**Aim:** Below are entries. Give back exactly the lines from the one containing "Reproduce this chart with matplotlib." through the one containing "import numpy as np", inclusive, without the pictures.

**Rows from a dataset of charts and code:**

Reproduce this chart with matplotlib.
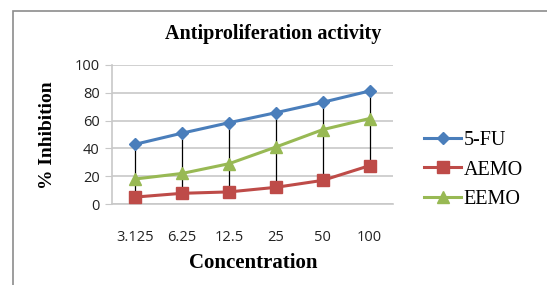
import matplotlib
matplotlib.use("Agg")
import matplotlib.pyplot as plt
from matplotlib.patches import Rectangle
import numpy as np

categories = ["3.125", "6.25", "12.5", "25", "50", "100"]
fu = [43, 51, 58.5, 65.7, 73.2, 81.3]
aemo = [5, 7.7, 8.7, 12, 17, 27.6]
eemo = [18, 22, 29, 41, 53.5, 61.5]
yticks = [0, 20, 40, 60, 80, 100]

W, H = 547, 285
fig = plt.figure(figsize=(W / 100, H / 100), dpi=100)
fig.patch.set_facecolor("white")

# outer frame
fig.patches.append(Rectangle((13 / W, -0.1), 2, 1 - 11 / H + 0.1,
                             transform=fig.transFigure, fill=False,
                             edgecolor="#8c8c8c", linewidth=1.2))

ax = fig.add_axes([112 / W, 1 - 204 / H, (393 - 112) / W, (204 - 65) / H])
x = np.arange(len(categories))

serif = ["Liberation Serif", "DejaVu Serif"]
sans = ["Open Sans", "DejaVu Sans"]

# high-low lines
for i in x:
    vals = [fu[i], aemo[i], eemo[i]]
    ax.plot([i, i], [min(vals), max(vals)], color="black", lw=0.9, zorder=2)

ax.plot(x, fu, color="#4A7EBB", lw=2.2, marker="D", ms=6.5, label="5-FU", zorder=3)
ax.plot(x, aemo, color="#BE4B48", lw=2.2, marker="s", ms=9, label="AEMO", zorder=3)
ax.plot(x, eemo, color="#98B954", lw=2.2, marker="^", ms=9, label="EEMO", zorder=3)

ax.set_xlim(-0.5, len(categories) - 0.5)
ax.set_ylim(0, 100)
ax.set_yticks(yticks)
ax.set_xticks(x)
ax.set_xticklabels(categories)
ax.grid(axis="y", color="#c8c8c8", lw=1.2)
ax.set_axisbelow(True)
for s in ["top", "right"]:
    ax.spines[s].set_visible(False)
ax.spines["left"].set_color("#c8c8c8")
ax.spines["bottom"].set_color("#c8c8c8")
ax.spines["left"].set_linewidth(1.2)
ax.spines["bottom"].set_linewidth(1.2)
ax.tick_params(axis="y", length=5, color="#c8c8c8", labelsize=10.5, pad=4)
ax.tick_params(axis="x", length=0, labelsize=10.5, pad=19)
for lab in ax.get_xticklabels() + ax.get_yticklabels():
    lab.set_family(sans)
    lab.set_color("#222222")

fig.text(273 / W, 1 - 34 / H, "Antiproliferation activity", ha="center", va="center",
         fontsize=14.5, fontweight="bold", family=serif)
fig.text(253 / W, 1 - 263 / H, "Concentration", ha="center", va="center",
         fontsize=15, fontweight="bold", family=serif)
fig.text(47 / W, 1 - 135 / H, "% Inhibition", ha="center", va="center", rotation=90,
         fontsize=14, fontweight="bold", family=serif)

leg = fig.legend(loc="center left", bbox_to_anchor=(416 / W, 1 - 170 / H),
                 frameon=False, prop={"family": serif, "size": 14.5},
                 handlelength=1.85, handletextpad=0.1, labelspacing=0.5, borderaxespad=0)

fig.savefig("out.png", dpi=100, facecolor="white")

--

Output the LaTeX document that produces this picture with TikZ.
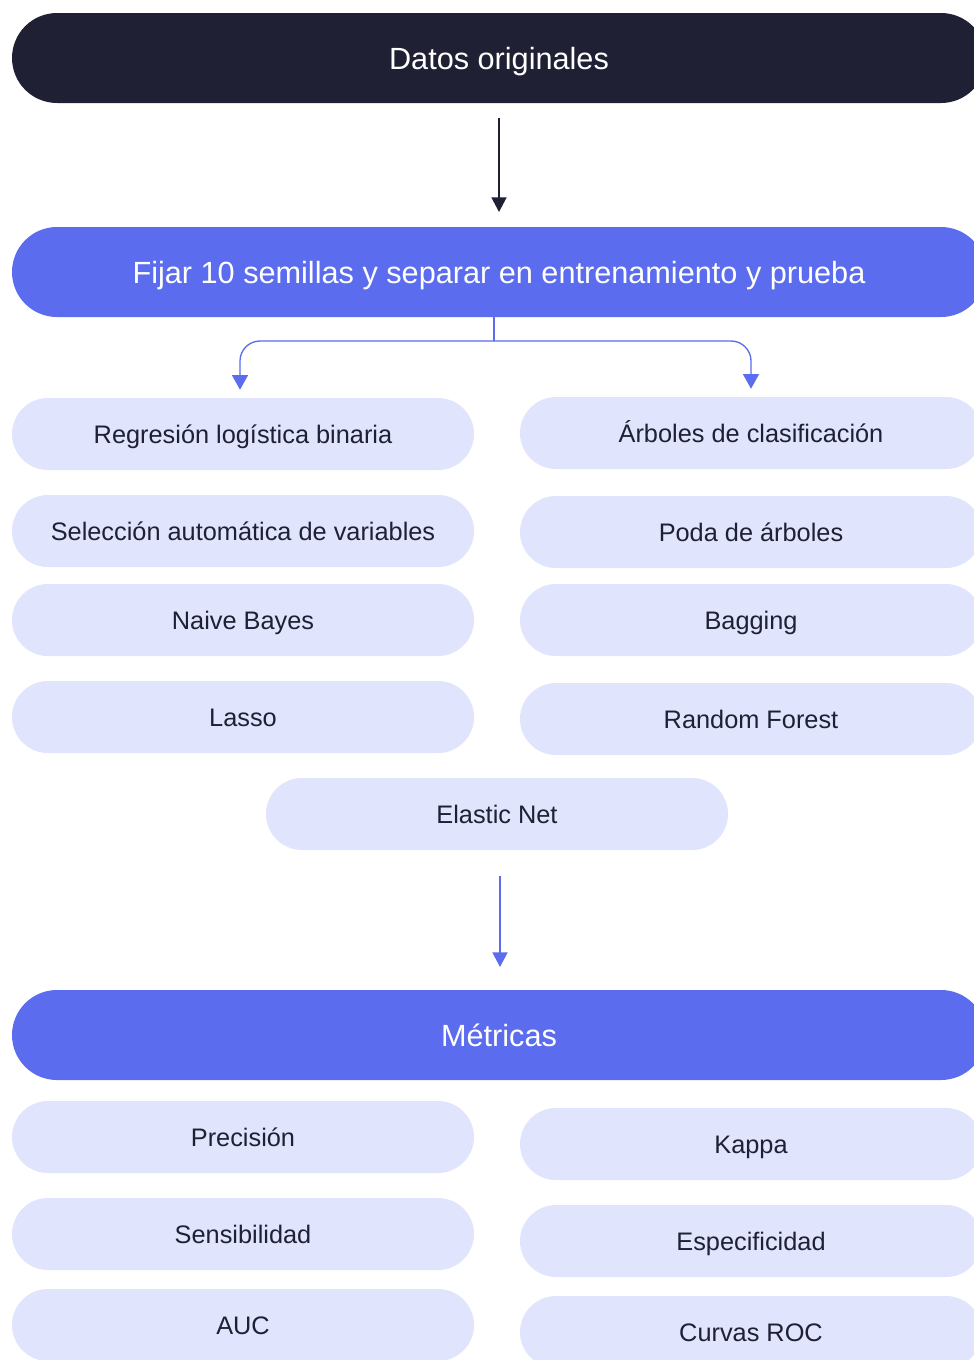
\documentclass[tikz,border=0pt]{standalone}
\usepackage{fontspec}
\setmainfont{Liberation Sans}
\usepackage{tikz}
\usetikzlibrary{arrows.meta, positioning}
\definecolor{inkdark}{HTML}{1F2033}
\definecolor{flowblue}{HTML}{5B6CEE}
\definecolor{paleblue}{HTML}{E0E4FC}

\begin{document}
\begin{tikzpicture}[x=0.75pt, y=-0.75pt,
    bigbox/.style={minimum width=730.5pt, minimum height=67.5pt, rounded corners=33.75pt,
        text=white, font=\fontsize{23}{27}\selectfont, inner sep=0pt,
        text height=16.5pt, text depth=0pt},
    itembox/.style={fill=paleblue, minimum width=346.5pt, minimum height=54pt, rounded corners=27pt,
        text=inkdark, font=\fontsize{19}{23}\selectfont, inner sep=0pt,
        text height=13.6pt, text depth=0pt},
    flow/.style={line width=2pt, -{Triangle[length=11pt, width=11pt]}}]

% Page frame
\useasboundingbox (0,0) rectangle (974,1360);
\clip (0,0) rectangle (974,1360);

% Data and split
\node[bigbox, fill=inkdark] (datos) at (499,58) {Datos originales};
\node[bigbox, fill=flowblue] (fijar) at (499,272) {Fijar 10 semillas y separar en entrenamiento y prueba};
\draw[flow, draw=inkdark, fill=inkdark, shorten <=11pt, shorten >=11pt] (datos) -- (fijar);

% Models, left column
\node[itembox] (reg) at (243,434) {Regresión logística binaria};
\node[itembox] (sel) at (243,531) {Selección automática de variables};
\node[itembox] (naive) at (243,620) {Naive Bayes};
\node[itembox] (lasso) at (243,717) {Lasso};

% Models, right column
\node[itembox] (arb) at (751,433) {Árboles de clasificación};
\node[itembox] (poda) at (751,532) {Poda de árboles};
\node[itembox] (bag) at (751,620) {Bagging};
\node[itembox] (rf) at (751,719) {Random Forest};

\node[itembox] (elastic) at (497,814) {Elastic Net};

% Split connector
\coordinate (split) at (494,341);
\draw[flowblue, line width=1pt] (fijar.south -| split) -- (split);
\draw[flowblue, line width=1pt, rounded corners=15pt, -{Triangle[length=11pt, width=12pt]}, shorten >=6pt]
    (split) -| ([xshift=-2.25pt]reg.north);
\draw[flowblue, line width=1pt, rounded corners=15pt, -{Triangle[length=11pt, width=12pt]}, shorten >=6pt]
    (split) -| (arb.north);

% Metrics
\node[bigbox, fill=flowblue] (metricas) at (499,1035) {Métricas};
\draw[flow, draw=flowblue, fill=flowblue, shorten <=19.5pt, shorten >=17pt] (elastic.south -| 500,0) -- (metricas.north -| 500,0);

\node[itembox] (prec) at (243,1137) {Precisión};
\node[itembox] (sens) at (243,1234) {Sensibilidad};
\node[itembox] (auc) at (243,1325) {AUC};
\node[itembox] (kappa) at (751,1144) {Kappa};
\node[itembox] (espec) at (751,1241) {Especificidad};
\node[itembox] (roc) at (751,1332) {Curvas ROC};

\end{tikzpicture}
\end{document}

**Written reply:**
Reproduce this chart with matplotlib.
import matplotlib
matplotlib.use("Agg")
import matplotlib.pyplot as plt
from matplotlib.patches import Rectangle
import numpy as np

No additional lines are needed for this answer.